The carriers filing on-time performance data reported that 5.76 percent of their April flights were delayed by aviation system delays, compared to 7.99 percent in March 2005; 4.35 percent by late-arriving aircraft, compared to 6.46 percent in March; 4.44 percent by factors within the airline's control, such as maintenance or crew problems, compared to 5.88 percent in March; 0.57 percent by extreme weather, compared to 0.88 percent in March; and 0.04 percent for security reasons, compared to 0.07 percent in March. Weather is a factor in both the extreme-weather category and the aviation-system category. This includes delays due to the re-routing of flights by DOT's Federal Aviation Administration in consultation with the carriers involved. Weather is also a factor in delays attributed to late- arriving aircraft, although airlines do not report specific causes in that category. Airlines first began reporting causes of delays in June 2003.

Data collected by BTS also show the percentage of overall flights delayed by weather, including those reported in either the category of extreme weather or included in National Aviation System delays. In April, 3.29 percent of flights were delayed by weather, down 23.67 percent from April 2004, when 4.31 percent of flights were delayed by weather, and down 34.20 percent from March when 5.00 percent of flights were delayed by weather.

Detailed information on flight delays and their causes is available on the BTS site on the World Wide Web at

Mishandled Baggage

The U.S. carriers reporting flight delay and mishandled baggage data posted a mishandled baggage rate of 5.18 reports per 1,000 passengers in April, higher than April 2004's 3.67 rate but well below March 2005's 6.30 mark.

Complaints About Airline Service

In April, the Department received 646 complaints from consumers about airline service, up 15.2 percent from the total of 561 received in April 2004 but 6.4 percent fewer than the 690 filed in March 2005.

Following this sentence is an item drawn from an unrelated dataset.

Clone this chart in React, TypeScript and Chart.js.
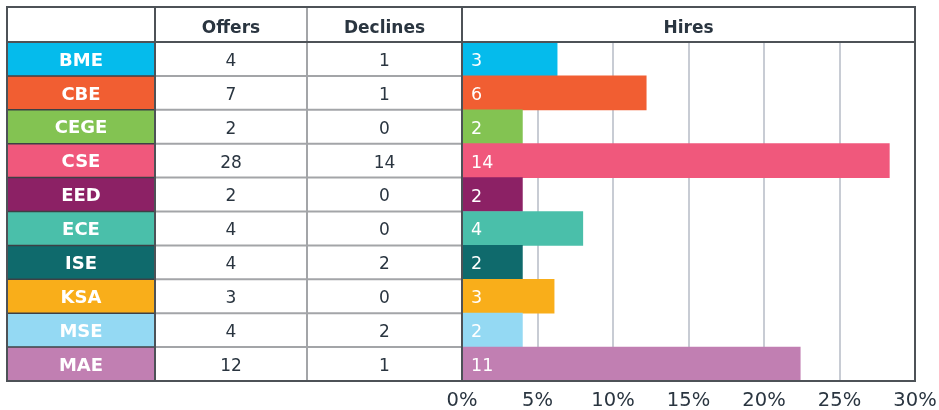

Complaints About Treatment of Disabled Passengers

The report also contains a tabulation of complaints filed with DOT in April against specific airlines regarding the treatment of passengers with disabilities. The Department received a total of 35 disability-related complaints in April, 22.2 percent fewer than the 45 complaints received in April 2004 and 14.6 percent below the 41 complaints filed in March 2005.

Complaints About Discrimination

In April, the Department received five complaints alleging discrimination by airlines due to factors other than disability -such as race, religion, national origin or sex - fewer than both the total of six received in April 2004 and 11 in March 2005.